Pedro is the first Kannada-language work to be screened at Busan, and Hegde said he never intended to try to smooth out the details of culture, customs and settings that give his film its unique character.

"Without nuance, you can't tell an authentic story," Hegde said. "Maybe you will lose some audience, or they will not completely get the film, but it's OK. They'll get the major chunk of it."

As the reach of popular culture grows ever more global, cinema needs more voices from remote places, Hedge said.

"You will only get the diversity that comes from people from different regions making films," he said. "Otherwise everything will be the same -- same language, same idioms. Without diversity, there is no hope of doing something new."

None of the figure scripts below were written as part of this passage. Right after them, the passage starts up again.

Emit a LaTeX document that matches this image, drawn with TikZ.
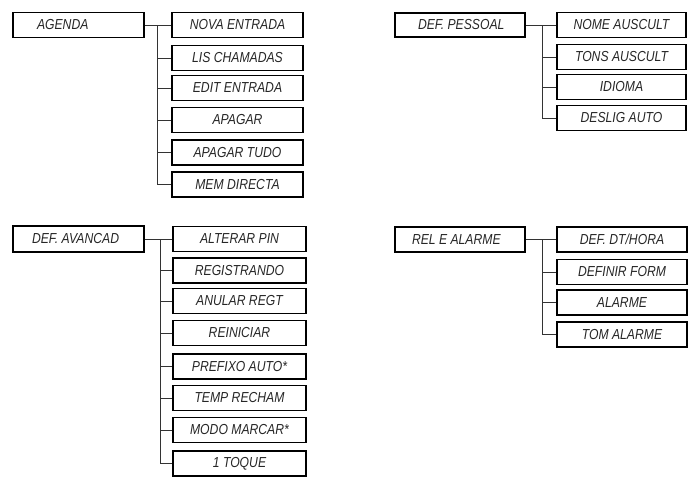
\documentclass[tikz,border=0pt]{standalone}
\usepackage{fontspec}
\newfontfamily\lcd[FakeStretch=0.84]{Liberation Sans}
\begin{document}
\begin{tikzpicture}[x=1pt,y=-1pt,
  box/.style={draw=black,line width=1.3pt,minimum height=25pt,inner sep=0pt,
    font=\lcd\itshape\fontsize{14.5}{15}\selectfont,text=black!85},
  rootbox/.style={box,minimum width=131pt},
  kid/.style={box,minimum width=131pt},
  conn/.style={draw=black!80,line width=1pt}]
\useasboundingbox (0,0) rectangle (691,485);
% AGENDA
\node[rootbox] (a0) at (78.5,25) {};
\node[anchor=west,box,draw=none] (a0t) at (a0.west) {\hspace{24pt}AGENDA};
\node[kid] (a1) at (237.5,25) {NOVA ENTRADA};
\node[kid] (a2) at (237.5,58) {LIS CHAMADAS};
\node[kid] (a3) at (237.5,88) {EDIT ENTRADA};
\node[kid] (a4) at (237.5,120) {APAGAR};
\node[kid] (a5) at (237.5,152.5) {APAGAR TUDO};
\node[kid] (a6) at (237.5,184.5) {MEM DIRECTA};
\coordinate (ta) at (157,25);
\draw[conn] (a0.east) -- (a1.west);
\draw[conn] (ta) |- (a6.west);
\foreach \k in {a2,a3,a4,a5} \draw[conn] (ta |- \k.west) -- (\k.west);
% DEF. PESSOAL
\node[rootbox,minimum width=130pt,minimum height=24pt] (p0) at (460,25) {};
\node[anchor=west,box,draw=none] (p0t) at (p0.west) {\hspace{23pt}DEF. PESSOAL};
\node[kid,minimum width=129pt] (p1) at (621.5,25) {NOME AUSCULT};
\node[kid,minimum width=129pt] (p2) at (621.5,57) {TONS AUSCULT};
\node[kid,minimum width=129pt] (p3) at (621.5,87) {IDIOMA};
\node[kid,minimum width=129pt] (p4) at (621.5,118) {DESLIG AUTO};
\coordinate (tp) at (542,25);
\draw[conn] (p0.east) -- (p1.west);
\draw[conn] (tp) |- (p4.west);
\foreach \k in {p2,p3} \draw[conn] (tp |- \k.west) -- (\k.west);
% DEF. AVANCAD
\node[rootbox,minimum height=26pt] (v0) at (78.5,239) {};
\node[anchor=west,box,draw=none] (v0t) at (v0.west) {\hspace{19pt}DEF. AVANCAD};
\node[kid,minimum width=133pt] (v1) at (239.5,239) {ALTERAR PIN};
\node[kid,minimum width=133pt] (v2) at (239.5,270.5) {REGISTRANDO};
\node[kid,minimum width=133pt] (v3) at (239.5,301) {ANULAR REGT};
\node[kid,minimum width=133pt] (v4) at (239.5,333) {REINICIAR};
\node[kid,minimum width=133pt] (v5) at (239.5,366.5) {PREFIXO AUTO*};
\node[kid,minimum width=133pt] (v6) at (239.5,398) {TEMP RECHAM};
\node[kid,minimum width=133pt] (v7) at (239.5,430) {MODO MARCAR*};
\node[kid,minimum width=133pt] (v8) at (239.5,463.5) {1 TOQUE};
\coordinate (tv) at (160,239);
\draw[conn] (v0.east) -- (v1.west);
\draw[conn] (tv) |- (v8.west);
\foreach \k in {v2,v3,v4,v5,v6,v7} \draw[conn] (tv |- \k.west) -- (\k.west);
% REL E ALARME
\node[rootbox,minimum width=130pt] (r0) at (460,239.5) {};
\node[anchor=west,box,draw=none] (r0t) at (r0.west) {\hspace{17pt}REL E ALARME};
\node[kid,minimum width=130pt] (r1) at (622,239.5) {DEF. DT/HORA};
\node[kid,minimum width=130pt] (r2) at (622,272) {DEFINIR FORM};
\node[kid,minimum width=130pt] (r3) at (622,302.5) {ALARME};
\node[kid,minimum width=130pt] (r4) at (622,334.5) {TOM ALARME};
\coordinate (tr) at (542,239.5);
\draw[conn] (r0.east) -- (r1.west);
\draw[conn] (tr) |- (r4.west);
\foreach \k in {r2,r3} \draw[conn] (tr |- \k.west) -- (\k.west);
\end{tikzpicture}
\end{document}
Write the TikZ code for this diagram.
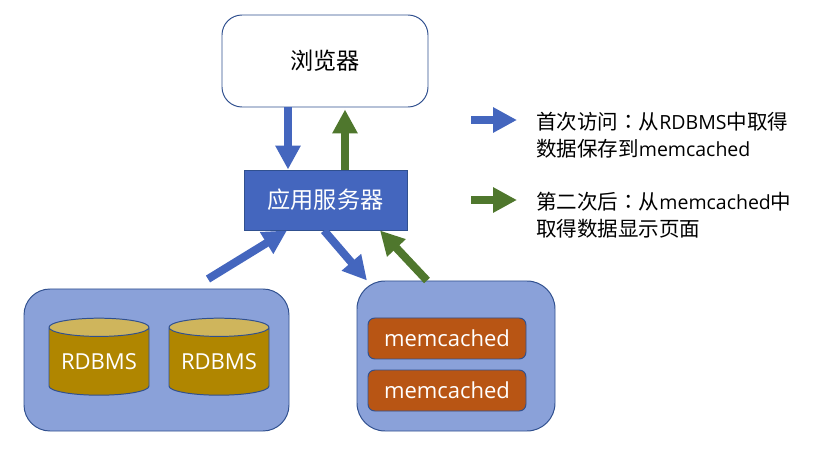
\documentclass[tikz,border=0pt]{standalone}
\usepackage{fontspec}
\setmainfont{Noto Sans CJK SC}
\newfontfamily\cjktc{Noto Sans CJK TC}
\newfontfamily\latfont[Scale=0.95]{Open Sans}
\usetikzlibrary{arrows.meta,shapes.geometric}
\definecolor{srvblue}{HTML}{4466BE}
\definecolor{edgeblue}{HTML}{30508F}
\definecolor{groupblue}{HTML}{8AA1D9}
\definecolor{flowgreen}{HTML}{4F772D}
\definecolor{dbgold}{HTML}{B08600}
\definecolor{dbtop}{HTML}{CFB55C}
\definecolor{cacheorange}{HTML}{B85514}
\newcommand{\bigtxt}{\fontsize{16.5}{20}\selectfont}
\newcommand{\smalltxt}{\fontsize{14.6}{18.8}\selectfont}
\newcommand{\fcolon}{{\cjktc ：}}
\newcommand{\lat}[1]{{\latfont #1}}
\tikzset{
  box/.style={draw=edgeblue,line width=0.7pt,inner sep=0pt},
  group/.style={box,fill=groupblue,rounded corners=0.65cm},
  db/.style={box,cylinder,shape border rotate=90,aspect=0.24,minimum width=2.5cm,minimum height=1.925cm,
    cylinder uses custom fill,cylinder body fill=dbgold,cylinder end fill=dbtop,text=white,font=\bigtxt},
  cache/.style={box,fill=cacheorange,rounded corners=0.17cm,minimum width=3.95cm,minimum height=1.025cm,text=white,font=\bigtxt},
  flow/.style={line width=0.2cm,-{Triangle[length=0.6cm,width=0.6cm]}},
  note/.style={anchor=west,align=left,inner sep=0pt,font=\smalltxt}
}
\begin{document}
\begin{tikzpicture}
\useasboundingbox (0,0) rectangle (20.375,11.225);
\node[box,fill=white,rounded corners=0.5cm,minimum width=5.15cm,minimum height=2.3cm,font=\bigtxt] (browser) at (8.125,9.7) {浏览器};
\node[box,fill=srvblue,minimum width=4.075cm,minimum height=1.5cm,text=white,font=\bigtxt] (server) at (8.1375,6.225) {应用服务器};
\node[group,minimum width=6.625cm,minimum height=3.55cm] (dbgroup) at (3.9125,2.225) {};
\node[group,rounded corners=0.7cm,minimum width=4.95cm,minimum height=3.75cm] (cachegroup) at (11.4,2.325) {};
\node[db] (dbA) at (2.475,2.1875) {\lat{RDBMS}};
\node[db] (dbB) at (5.475,2.1875) {\lat{RDBMS}};
\node[cache] (cacheA) at (11.175,2.7625) {\lat{memcached}};
\node[cache] (cacheB) at (11.175,1.4625) {\lat{memcached}};
% where the arrows run
\coordinate (downx) at (7.2,0);
\coordinate (upx) at (8.625,0);
\coordinate (dbout) at (5.2,4.25);
\coordinate (dbinx) at (7.175,0);
\coordinate (cacheinx) at (8.1,0);
\coordinate (cachetipx) at (9.175,0);
\coordinate (cacheoutx) at (10.675,0);
\coordinate (backx) at (9.5,0);
\draw[flow,srvblue] (browser.south -| downx) -- (server.north -| downx);
\draw[flow,flowgreen] (server.north -| upx) -- ([yshift=-0.05cm]browser.south -| upx);
\draw[flow,srvblue] (dbout) -- (server.south -| dbinx);
\draw[flow,srvblue] (server.south -| cacheinx) -- (cachegroup.north -| cachetipx);
\draw[flow,flowgreen] (cachegroup.north -| cacheoutx) -- (server.south -| backx);
% legend
\coordinate (blueA) at (11.775,8.225);
\coordinate (blueB) at (12.925,8.225);
\coordinate (greenA) at (11.775,6.225);
\coordinate (greenB) at (12.925,6.225);
\draw[flow,srvblue] (blueA) -- (blueB);
\draw[flow,flowgreen] (greenA) -- (greenB);
\node[note] (noteA) at (13.4,7.85) {首次访问\fcolon 从\lat{RDBMS}中取得\\数据保存到\lat{memcached}};
\node[note] (noteB) at (13.4,5.85) {第二次后\fcolon 从\lat{memcached}中\\取得数据显示页面};
\end{tikzpicture}
\end{document}
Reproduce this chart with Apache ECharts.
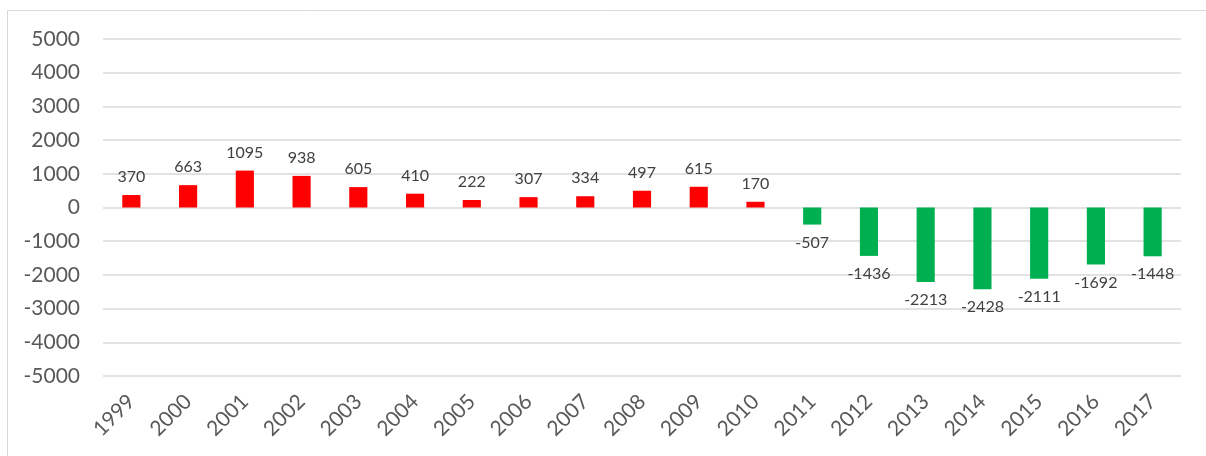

Pedro has struck a chord with global audiences. After the Busan festival, it will be screened at this month's BFI London Film Festival.

Hegde said that the film's growing acclaim won't change life back in Kotalli, where he still lives with his parents and sister. The self-taught director said he hopes that he can inspire other filmmakers from places far off the beaten track.

"My hope is just that some random boy from the village thinks that he can make a film," Hegde said. "That's more than enough for me."

Pedro is in competition for the New Currents prize at the Busan International Film Festival, a section that honors first or second features from Asian filmmakers. The festival runs through Friday, screening 233 films from 70 countries.